The stitched-together fest-friendly frustrations of “Fraud”

Dean Fleischer-Camp’s controversial “found footage” drama comes to the Wisconsin Film Festival.
 

Dean Fleischer-Camp’s controversial “found footage” drama comes to the Wisconsin Film Festival.


This review is part of our preview coverage of the 2017 Wisconsin Film Festival.

Dean Fleischer-Camp got his start as a director with the trilogy of inarguably adorable Marcel The Shell With Shoes On shorts, a collaboration with his then-wife Jenny Slate, but on his own he gravitates towards a high-concept strain of avant-garde trouble-making. He’s worked on projects with alternative comedy staples including Brody Stevens, Jon Glaser, and, most tellingly, Comedy Central’s enfant terrible prankster Nathan Fielder, so the formal twists and turns of his not-a-short-not-quite-a-feature Fraud, which screens twice at the 2017 Wisconsin Film Festival, should come as no surprise.

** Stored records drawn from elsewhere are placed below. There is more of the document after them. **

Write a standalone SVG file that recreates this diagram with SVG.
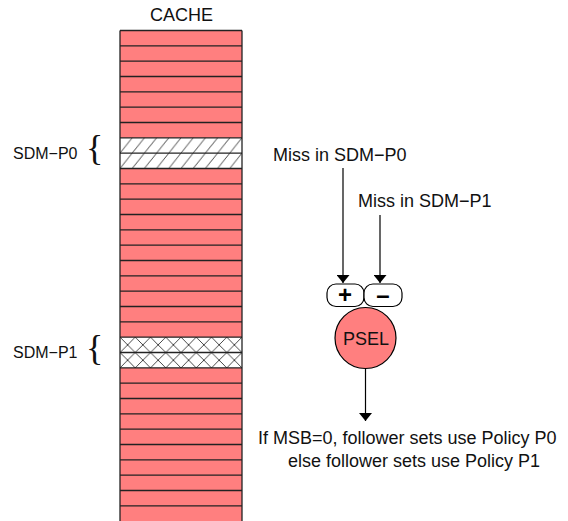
<svg xmlns="http://www.w3.org/2000/svg" width="568" height="521" viewBox="0 0 568 521">
  <style>
    .lbl { font-family: "Liberation Sans", Arial, sans-serif; font-size: 18px; fill: #111; }
    .side { font-family: "Liberation Sans", Arial, sans-serif; font-size: 16px; fill: #111; }
    .brace { font-family: "Liberation Serif", "Times New Roman", serif; font-size: 36px; fill: #111; }
    .sign { font-family: "Liberation Sans", Arial, sans-serif; font-size: 24px; font-weight: bold; fill: #000; text-anchor: middle; }
    .row { stroke: #222; stroke-width: 1.3; }
    .wire { stroke: #000; stroke-width: 1.2; fill: none; }
  </style>
  <defs>
    <pattern id="diag" patternUnits="userSpaceOnUse" x="120" y="137.8" width="12.2" height="15.33">
      <rect width="12.2" height="15.33" fill="#fff"/>
      <line x1="0" y1="15.33" x2="12.2" y2="0" stroke="#333" stroke-width="0.9"/>
    </pattern>
    <pattern id="cross" patternUnits="userSpaceOnUse" x="120" y="337.2" width="15.25" height="15.33">
      <rect width="15.25" height="15.33" fill="#fff"/>
      <line x1="0" y1="0" x2="15.25" y2="15.33" stroke="#333" stroke-width="0.9"/>
      <line x1="15.25" y1="0" x2="0" y2="15.33" stroke="#333" stroke-width="0.9"/>
    </pattern>
    <marker id="arrow" viewBox="0 0 8 13" refX="8" refY="6.5" markerWidth="8" markerHeight="13" markerUnits="userSpaceOnUse" orient="auto">
      <path d="M0,0 L8,6.5 L0,13 Z" fill="#000"/>
    </marker>
  </defs>

  <!-- cache array: 32 sets -->
  <g id="cache">
    <text class="lbl" x="150" y="21" font-size="17">CACHE</text>
    <rect x="120" y="30.5" width="122" height="491" fill="#ff7f7f"/>
    <rect x="120" y="137.8" width="122" height="30.67" fill="url(#diag)"/>
    <rect x="120" y="337.2" width="122" height="30.67" fill="url(#cross)"/>
    <g class="row">
      <line x1="120" y1="30.5" x2="242" y2="30.5"/>
      <line x1="120" y1="45.8" x2="242" y2="45.8"/>
      <line x1="120" y1="61.2" x2="242" y2="61.2"/>
      <line x1="120" y1="76.5" x2="242" y2="76.5"/>
      <line x1="120" y1="91.8" x2="242" y2="91.8"/>
      <line x1="120" y1="107.2" x2="242" y2="107.2"/>
      <line x1="120" y1="122.5" x2="242" y2="122.5"/>
      <line x1="120" y1="137.8" x2="242" y2="137.8"/>
      <line x1="120" y1="153.2" x2="242" y2="153.2"/>
      <line x1="120" y1="168.5" x2="242" y2="168.5"/>
      <line x1="120" y1="183.8" x2="242" y2="183.8"/>
      <line x1="120" y1="199.2" x2="242" y2="199.2"/>
      <line x1="120" y1="214.5" x2="242" y2="214.5"/>
      <line x1="120" y1="229.8" x2="242" y2="229.8"/>
      <line x1="120" y1="245.2" x2="242" y2="245.2"/>
      <line x1="120" y1="260.5" x2="242" y2="260.5"/>
      <line x1="120" y1="275.8" x2="242" y2="275.8"/>
      <line x1="120" y1="291.2" x2="242" y2="291.2"/>
      <line x1="120" y1="306.5" x2="242" y2="306.5"/>
      <line x1="120" y1="321.8" x2="242" y2="321.8"/>
      <line x1="120" y1="337.2" x2="242" y2="337.2"/>
      <line x1="120" y1="352.5" x2="242" y2="352.5"/>
      <line x1="120" y1="367.8" x2="242" y2="367.8"/>
      <line x1="120" y1="383.2" x2="242" y2="383.2"/>
      <line x1="120" y1="398.5" x2="242" y2="398.5"/>
      <line x1="120" y1="413.8" x2="242" y2="413.8"/>
      <line x1="120" y1="429.2" x2="242" y2="429.2"/>
      <line x1="120" y1="444.5" x2="242" y2="444.5"/>
      <line x1="120" y1="459.8" x2="242" y2="459.8"/>
      <line x1="120" y1="475.2" x2="242" y2="475.2"/>
      <line x1="120" y1="490.5" x2="242" y2="490.5"/>
      <line x1="120" y1="505.8" x2="242" y2="505.8"/>
      <line x1="120" y1="30.5" x2="120" y2="521"/>
      <line x1="242" y1="30.5" x2="242" y2="521"/>
    </g>
  </g>

  <g id="sdm-p0">
    <text class="side" x="13" y="159">SDM−P0</text>
    <text class="brace" x="86" y="160">{</text>
  </g>
  <g id="sdm-p1">
    <text class="side" x="13" y="358">SDM−P1</text>
    <text class="brace" x="86" y="360">{</text>
  </g>

  <g id="miss-p0"><text class="lbl" x="273" y="161">Miss in SDM−P0</text></g>
  <g id="miss-p1"><text class="lbl" x="358" y="207">Miss in SDM−P1</text></g>

  <g id="inc">
    <rect x="327" y="284" width="37" height="22.5" rx="9" fill="#fff" stroke="#000" stroke-width="1.2"/>
    <text class="sign" x="345" y="303">+</text>
  </g>
  <g id="dec">
    <rect x="364" y="284" width="38" height="22.5" rx="9" fill="#fff" stroke="#000" stroke-width="1.2"/>
    <text class="sign" x="383" y="303">–</text>
  </g>

  <g id="psel">
    <circle cx="365.5" cy="338" r="30.5" fill="#ff7f7f" stroke="#000" stroke-width="1.2"/>
    <text class="lbl" x="366" y="345" text-anchor="middle" font-size="19">PSEL</text>
  </g>

  <g id="result">
    <text class="lbl" x="258" y="444">If MSB=0, follower sets use Policy P0</text>
    <text class="lbl" x="288" y="467">else follower sets use Policy P1</text>
  </g>

  <g id="connectors">
    <line class="wire" x1="343" y1="168" x2="343" y2="283" marker-end="url(#arrow)"/>
    <line class="wire" x1="380" y1="215" x2="380" y2="283" marker-end="url(#arrow)"/>
    <line class="wire" x1="365.5" y1="368.5" x2="365.5" y2="421" marker-end="url(#arrow)"/>
  </g>
</svg>
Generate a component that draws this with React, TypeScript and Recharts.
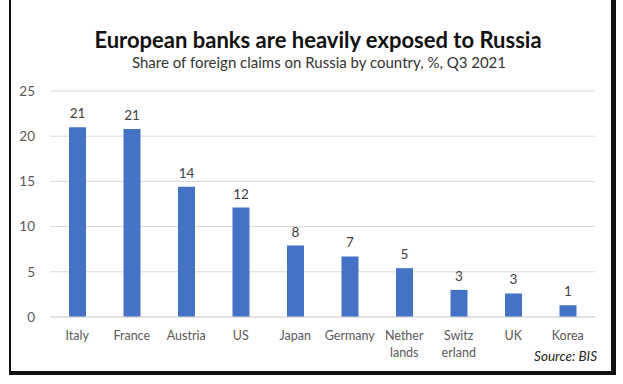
import { Bar, BarChart, CartesianGrid, LabelList, XAxis, YAxis } from "recharts";

const countries = [
  "Italy",
  "France",
  "Austria",
  "US",
  "Japan",
  "Germany",
  "Nether\nlands",
  "Switz\nerland",
  "UK",
  "Korea",
];
const shares = [21.0, 20.8, 14.4, 12.1, 7.9, 6.7, 5.4, 3.0, 2.6, 1.3];
const yTicks = [0, 5, 10, 15, 20, 25];

const data = countries.map((c, i) => ({ country: c, share: shares[i] }));

const FONT = "Lato, 'Noto Sans', sans-serif";

function CountryTick({ x, y, payload }: { x?: number; y?: number; payload?: { value: string } }) {
  const lines = String(payload?.value ?? "").split("\n");
  return (
    <text x={x} y={(y ?? 0) + 21} textAnchor="middle" fill="#595959" fontSize={12.5} fontFamily={FONT}>
      {lines.map((l, i) => (
        <tspan key={i} x={x} dy={i === 0 ? 0 : 17}>
          {l}
        </tspan>
      ))}
    </text>
  );
}

export default function App() {
  return (
    <div
      style={{
        position: "fixed",
        left: 0,
        top: 0,
        width: 623,
        height: 384,
        background: "#fff",
        fontFamily: FONT,
        overflow: "hidden",
      }}
    >
      <BarChart width={623} height={384} data={data} margin={{ top: 91, right: 28, left: 10, bottom: 27 }}>
        <CartesianGrid vertical={false} stroke="#d9d9d9" />
        <XAxis
          dataKey="country"
          interval={0}
          tickLine={false}
          axisLine={{ stroke: "#d9d9d9" }}
          tickSize={0}
          height={40}
          tick={<CountryTick />}
        />
        <YAxis
          domain={[0, 25]}
          ticks={yTicks}
          width={40}
          axisLine={false}
          tickLine={false}
          tickSize={0}
          tickMargin={15}
          tick={{ fill: "#595959", fontSize: 13.5, fontFamily: FONT }}
        />
        <Bar dataKey="share" fill="#4472C4" barSize={17} isAnimationActive={false}>
          <LabelList
            dataKey="share"
            position="top"
            offset={9}
            formatter={(v: number) => Math.round(v)}
            style={{ fill: "#404040", fontSize: 13.5, fontFamily: FONT }}
          />
        </Bar>
      </BarChart>
      <div
        style={{
          position: "absolute",
          left: 0,
          width: 636,
          top: 26,
          textAlign: "center",
          fontSize: 22,
          fontWeight: 700,
          color: "#111",
          lineHeight: "28px",
        }}
      >
        European banks are heavily exposed to Russia
      </div>
      <div
        style={{
          position: "absolute",
          left: 0,
          width: 638,
          top: 53,
          textAlign: "center",
          fontSize: 15,
          color: "#333",
          lineHeight: "18px",
        }}
      >
        Share of foreign claims on Russia by country, %, Q3 2021
      </div>
      <div
        style={{
          position: "absolute",
          right: 26,
          top: 347,
          fontSize: 13.5,
          fontStyle: "italic",
          color: "#222",
          lineHeight: "18px",
        }}
      >
        Source: BIS
      </div>
      <div style={{ position: "absolute", left: 9, top: 0, width: 2, height: 375, background: "#111" }} />
      <div style={{ position: "absolute", left: 611, top: 0, width: 5, height: 375, background: "#111" }} />
      <div style={{ position: "absolute", left: 9, top: 371, width: 607, height: 4, background: "#111" }} />
    </div>
  );
}
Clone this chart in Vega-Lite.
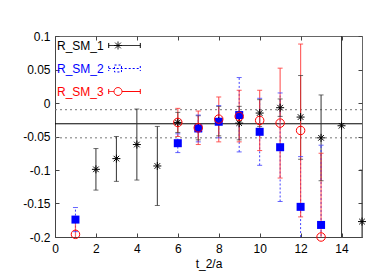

Taken at face value, Fraud is a 52-minute “found footage” film that tells the story of a North Carolina family who’ve become addicted to credit cards—gleefully so—and then commit some crimes to pay off the mounting debt. Purchases of Ed Hardy gear and iPhones (no one tell Jason Chaffetz!) leads to felony-level fraud, which leads to a mad dash north on the run from the law. The reality, though, is that Fleischer-Camp recut a trove of otherwise innocuous footage of a random family—albeit a family obsessed with documenting themselves—and reshaped it into this much more nefarious narrative. The approach is a pretty intoxicating hook that’s bound to draw attention.

The end result, though, is already showing signs of wear. Some festival audience members over the past year have even ended up calling Fleischer-Camp a “con artist” and “liar” during post-screening Q&As. For what it’s worth, they’re not wrong. Fleischer-Camp bends his own rules in a few places which I won’t elaborate on here for the sake of keeping plot twists under wraps, but there are some obvious audio/visual tweaks here and there which had to be manufactured with post-production trickery. Sadly, Fleischer-Camp will not be in attendance at either of the film’s WFF showing, so the dramatic hubbub will likely be kept to a minimum.

It’s tough to say who Fraud is for, to be honest, other than perhaps film festival audiences looking for a jolt. I can’t imagine this film working nearly as well in the contextual vacuum of streaming services like Netflix or Amazon Prime, especially since the most interesting thing about the film is the convoluted process by which it was made. With its short run-time, the chance that Fraud will ever get anything resembling a wide release hovers around zero, placing it solidly in that category of once-in-a-lifetime cinematic experiences that the Wisconsin Film Festival loves to present to its audiences.

So far, Fleischer-Camp has pretty much existed in the world of short films, web series, and a handful of television shows, which makes it difficult to see if this stylistic departure marks a step in any particular direction for his career. He’s clearly talented enough, but it feels like Fraud was something he had to get out of his system, a time-killing distraction to kick around between jobs, more than a real focused artistic pronouncement.

Your mileage may vary on the larger statements that Fraud attempts to make about consumerism and post-recession debt maintenance, but the film as such didn’t make much of a lasting impression on me. It’s a big leap to connect a Bible-belt family excited about discounted goodies from a Borders bankruptcy sale to the audience embracing Zuccotti Park style fist-raising, but Fleischer-Camp gets closer than you’d expect, even if he doesn’t stick the landing.

As an exercise in form, Fraud is much more knotty in the questions it poses, but even those have their limits. Part of the reason this film incapable of standing on its own is that there’s only so much Fleischer-Camp can do with the limited amount of footage he’s got to work with. It’s a marvel, really, that he’s managed to stitch together something this coherent from such fragments as trips to a firing range, a New York vacation, and a house fire. The hand Fleischer-Camp dealt himself wasn’t exactly a royal flush but will certainly serve as a conversation starter.